« U.S. Supreme Court Threatens Campaign Finance Reform in NYC | Main | The demise of the New York Times's once-routine Forest City Ratner disclosure (as mandated by the Public Editor), and another reason why it's meaningful »
June 27, 2011
Despite nearness to major transit hub, Forest City Ratner's Atlantic Center mall shows contrast with European counterparts transit hub
Atlantic Yards Report
There's still too much parking around the Atlantic Avenue/Pacific Street transit hub, right?

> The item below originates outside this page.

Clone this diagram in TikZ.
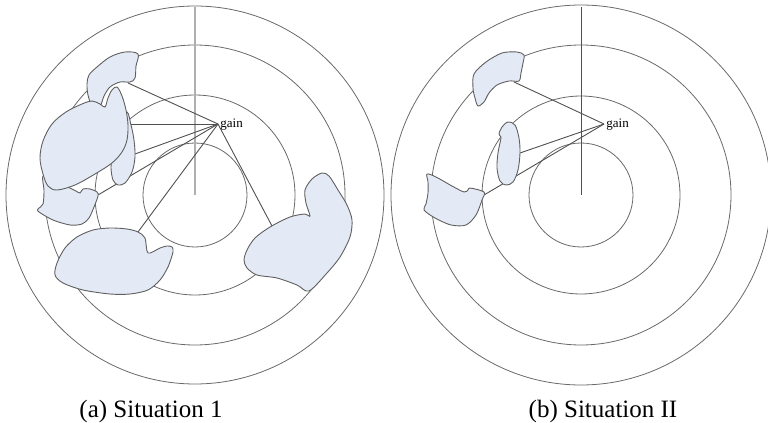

From a New York Times article today--the lead story in the both the national and New York edition--headlined Europe Stifles Drivers in Favor of Alternatives (and in print, more pungently, as "Across Europe, Irking Drivers is Urban Policy"):
Michael Kodransky, global research manager at the Institute for Transportation and Development Policy [ITDP] in New York, which works with cities to reduce transport emissions, said that Europe was previously “on the same trajectory as the United States, with more people wanting to own more cars.” But in the past decade, there had been “a conscious shift in thinking, and firm policy,” he said. And it is having an effect.
...It often takes extreme measures to get people out of their cars, and providing good public transportation is a crucial first step. One novel strategy in Europe is intentionally making it harder and more costly to park. “Parking is everywhere in the United States, but it’s disappearing from the urban space in Europe,” said Mr. Kodransky, whose recent report “Europe’s Parking U-Turn” surveys the shift.
Sihl City, a new Zurich mall, is three times the size of Brooklyn’s Atlantic Mall but has only half the number of parking spaces, and as a result, 70 percent of visitors get there by public transport, Mr. Kodransky said.
That should have been reported as the Atlantic Center Mall, Kodransky confirms with me, as it derives from a 3/17/11 blog post. (Forest City Ratner also operates the Atlantic Terminal Mall, and sometimes conflates the two under the Atlantic Terminal rubric.)
These issues, of course, also apply to Atlantic Yards, which includes a planned 1100 spaces for the arena and additional 2500 or so spots for the announced housing.
NoLandGrab: A less auto-centric newspaper might have headlined the story "Europe Prioritizes Pedestrians" or "For Europe, Urban Future is Now."